John Burroughs (1837-1921), Birds and Poets, with Other Papers
(Boston: Houghton, Mifflin and Company, 1905), pp. 53-54:
It is well to let down our metropolitan pride a little. Man thinks himself at the top, and that the immense display and prodigality of Nature are for him. But they are no more for him than they are for the birds and beasts, and he is no more at the top than they are. He appeared upon the stage when the play had advanced to a certain point, and he will disappear from the stage when the play has reached another point, and the great drama will go on without him. The geological ages, the convulsions and parturition throes of the globe, were to bring him forth no more than the beetles.
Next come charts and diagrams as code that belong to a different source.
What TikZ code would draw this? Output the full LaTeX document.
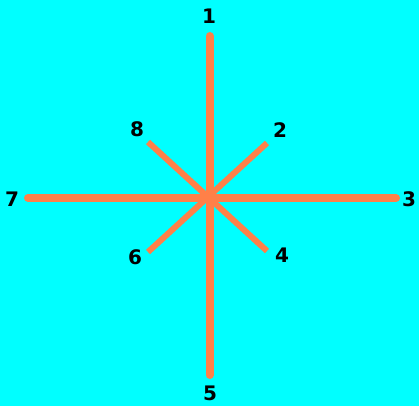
\documentclass[tikz,border=0pt]{standalone}
\usepackage{fontspec}
\setmainfont{DejaVu Sans}
\definecolor{bgcyan}{RGB}{0,255,255}
\definecolor{raycoral}{RGB}{255,128,72}
\tikzset{
	axisray/.style={draw=raycoral, line width=8pt, line cap=round},
	diagray/.style={draw=raycoral, line width=6pt},
	numlabel/.style={font=\fontsize{20}{20}\selectfont\bfseries, inner sep=0pt}
}

\begin{document}
\begin{tikzpicture}[x=1pt, y=-1pt]
	\fill[bgcyan] (0,0) rectangle (419,406);
	\useasboundingbox (0,0) rectangle (419,406);
	\coordinate (c) at (209.5,198);
	% ray ends
	\coordinate (e1) at (209.5,36);
	\coordinate (e2) at (267,143);
	\coordinate (e3) at (396,198);
	\coordinate (e4) at (267,251);
	\coordinate (e5) at (209.5,375);
	\coordinate (e6) at (148,252);
	\coordinate (e7) at (28,198);
	\coordinate (e8) at (148,142);
	% labels
	\node[numlabel] (l1) at (209,16) {1};
	\node[numlabel] (l2) at (280,130) {2};
	\node[numlabel] (l3) at (409,199) {3};
	\node[numlabel] (l4) at (282,255) {4};
	\node[numlabel] (l5) at (210,393) {5};
	\node[numlabel] (l6) at (135,257) {6};
	\node[numlabel] (l7) at (12,199) {7};
	\node[numlabel] (l8) at (137,129) {8};
	% rays
	\draw[diagray] (e8) -- (e4);
	\draw[diagray] (e2) -- (e6);
	\draw[axisray] (e1) -- (e5);
	\draw[axisray] (e7) -- (e3);
\end{tikzpicture}
\end{document}
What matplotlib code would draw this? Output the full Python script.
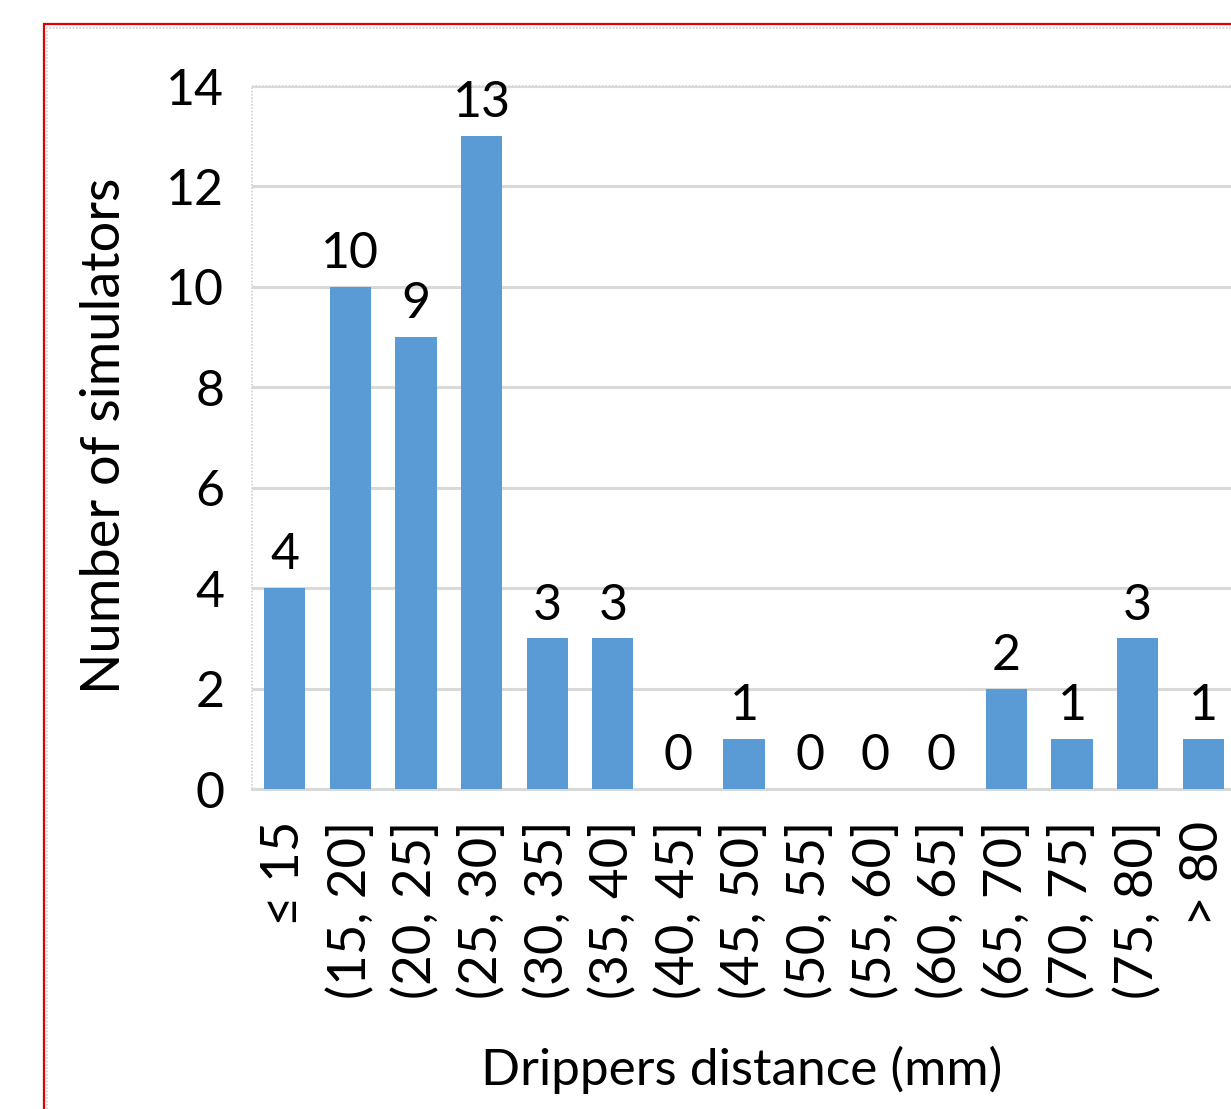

Is not all this wealth of the seasons, these solar and sidereal influences, this depth and vitality and internal fire, these seas, and rivers, and oceans, and atmospheric currents, as necessary to the life of the ants and worms we tread under foot as to our own? And does the sun shine for me any more than for yon butterfly?
Henry David Thoreau (1817-1862), Journals
(April 2, 1852):
It appears to me that, to one standing on the heights of philosophy, mankind and the works of man will have sunk out of sight altogether; that man is altogether too much insisted on. The poet says the proper study of mankind is man. I say, study to forget all that; take wider views of the universe. That is the egotism of the race.